No lejos de allí, José, un camarero de 47 años, opina que no todo el monte es orégano: «Sí, hay muchos turistas, pero sin un chavo». Para él sería mejor menos gente y algo más dispuesta a gastar: «Además, quieren comer todos a la misma hora y, claro, no se puede». Pero José no cree que sean demasiados. Cuantos más visitantes haya, más posibilidades de negocio. «Algunos sí que gastan», opina otro hostelero a la puerta de un restaurante en la rúa do Franco: «Le hablo de 300 o 400 euros para dos personas y una propina de 50». Se llama Ramón y tiene 50 años, la mayoría en la hostelería: «¿Turistas? Cuantos más, mejor. Yo lo veo muy bien. España vive de eso. Y como vecino de Santiago tampoco tengo queja».

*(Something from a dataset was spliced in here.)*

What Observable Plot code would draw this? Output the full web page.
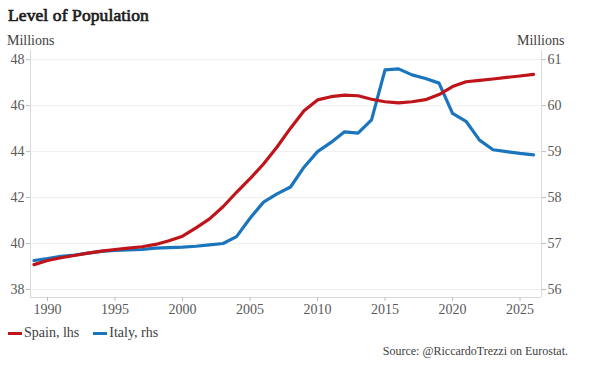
<!DOCTYPE html>
<html>
<head>
<meta charset="utf-8">
<script src="https://cdn.jsdelivr.net/npm/d3@7"></script>
<script src="https://cdn.jsdelivr.net/npm/@observablehq/plot@0.6"></script>
<style>
  html, body { margin: 0; padding: 0; background: #fff; font-family: "Liberation Serif", "Times New Roman", "DejaVu Serif", serif; }
  #wrap { position: relative; width: 606px; height: 378px; font-family: "Liberation Serif", "Times New Roman", "DejaVu Serif", serif; }
  .abs { position: absolute; white-space: nowrap; font-family: "Liberation Serif", "Times New Roman", serif; }
  #title { left: 8px; top: 5px; font-size: 17.5px; font-weight: normal; color: #1c1c1c; -webkit-text-stroke: 0.7px #1c1c1c; letter-spacing: 0.1px; }
  .unit { top: 33px; font-size: 14px; color: #404040; }
  #chart { position: absolute; left: 0; top: 44px; }
  #legend { left: 8px; top: 325px; font-size: 14px; color: #404040; display: flex; align-items: center; }
  .sw { display: inline-block; width: 14px; height: 3px; margin-right: 2px; }
  #source { right: 38px; top: 344px; font-size: 12px; color: #404040; }
  svg text { font-family: "Liberation Serif", "Times New Roman", serif; }
</style>
</head>
<body>
<div id="wrap">
  <div id="title" class="abs">Level of Population</div>
  <div class="abs unit" style="left:7px">Millions</div>
  <div class="abs unit" style="left:517px">Millions</div>
  <div id="chart"></div>
  <div id="legend" class="abs">
    <span class="sw" style="background:#c0141b"></span><span>Spain, lhs</span>
    <span class="sw" style="background:#1a75bc;margin-left:14px"></span><span>Italy, rhs</span>
  </div>
  <div id="source" class="abs">Source: @RiccardoTrezzi on Eurostat.</div>
</div>
<script>
const years = [1989,1990,1991,1992,1993,1994,1995,1996,1997,1998,1999,2000,2001,2002,2003,2004,2005,2006,2007,2008,2009,2010,2011,2012,2013,2014,2015,2016,2017,2018,2019,2020,2021,2022,2023,2024,2025,2026];
const spain = [39.08,39.26,39.38,39.48,39.58,39.67,39.74,39.80,39.86,39.96,40.12,40.32,40.68,41.07,41.60,42.23,42.82,43.46,44.20,45.02,45.78,46.25,46.39,46.46,46.43,46.28,46.17,46.12,46.17,46.26,46.48,46.83,47.04,47.10,47.16,47.23,47.29,47.36];
const italy = [56.63,56.67,56.72,56.75,56.79,56.83,56.85,56.86,56.87,56.90,56.91,56.92,56.94,56.97,57.00,57.15,57.55,57.90,58.08,58.23,58.66,59.00,59.20,59.43,59.40,59.69,60.78,60.80,60.67,60.59,60.49,59.83,59.66,59.25,59.04,59.00,58.96,58.93];
const leftTicks = [38,40,42,44,46,48];
const rightTicks = [56,57,58,59,60,61];
const xTicks = [1990,1995,2000,2005,2010,2015,2020,2025];

// right axis (Italy) mapped onto the left scale: 56 -> 38, 61 -> 48
const toLeft = v => 38 + 2 * (v - 56);
const spainData = years.map((year, i) => ({year, value: spain[i]}));
const italyData = years.map((year, i) => ({year, value: toLeft(italy[i])}));

const xMin = 1988.74, xMax = 2026.59, yMin = 37.65, yMax = 48.4;

const chart = Plot.plot({
  width: 606,
  height: 280,
  marginLeft: 30,
  marginRight: 65,
  marginTop: 6,
  marginBottom: 27,
  x: {domain: [xMin, xMax]},
  y: {domain: [yMin, yMax]},
  style: {fontFamily: "'Liberation Serif', 'Times New Roman', serif", fontSize: "14px", background: "transparent", color: "#595959"},
  marks: [
    Plot.gridY(leftTicks, {stroke: "#efefef", strokeOpacity: 1}),
    Plot.ruleX([xMin, xMax], {stroke: "#d9d9d9"}),
    Plot.ruleY([yMin], {stroke: "#d9d9d9"}),
    Plot.axisY(leftTicks, {anchor: "left", tickSize: 4, tickPadding: 2, stroke: "#bdbdbd", fill: "#595959", label: null}),
    Plot.axisY(rightTicks.map(toLeft), {anchor: "right", tickSize: 4, tickPadding: 2, stroke: "#bdbdbd", fill: "#595959", label: null,
      tickFormat: d => String(rightTicks[leftTicks.indexOf(d)])}),
    Plot.axisX(xTicks, {tickSize: 4, tickPadding: 3, stroke: "#bdbdbd", fill: "#595959", label: null, tickFormat: d => String(d)}),
    Plot.lineY(italyData, {x: "year", y: "value", stroke: "#1a75bc", strokeWidth: 3.2}),
    Plot.lineY(spainData, {x: "year", y: "value", stroke: "#c0141b", strokeWidth: 3.2})
  ]
});
document.getElementById("chart").appendChild(chart);
</script>
</body>
</html>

«A mí tampoco me resulta incómodo», dice Patricia, una joven que pasa sus apurillos para guiar un carrito de la compra entre el gentío que ya llena la rúa do Franco. «Bueno, tal vez un poco a la hora de caminar por el centro, pero también da gusto ver la ciudad así», opina. Un poco más allá, en la Alameda, dos jubilados que matan la mañana en un banco apoyan la tesis: «Me indigna lo que está pasando por ahí», afirma Ramiro, de 78 años, sobre los ataques al turismo que se han vivido en las últimas semanas. «Y de incomodidades, nada». El hombre, que tiene una hija viviendo en Roma, explica que allí sí que hay turistas y los problemas que tienen con los servicios: «Hay auténticas islas de basura alrededor de los contenedores. Aquí no pasa eso. Se vive muy bien». Regreso a la almendra. Es ya la hora de comer. Intento pulsar la opinión de otros hosteleros, pero ya no puedo. Están todos muy ocupados. Seguro que nadie piensa que tiene demasiados clientes.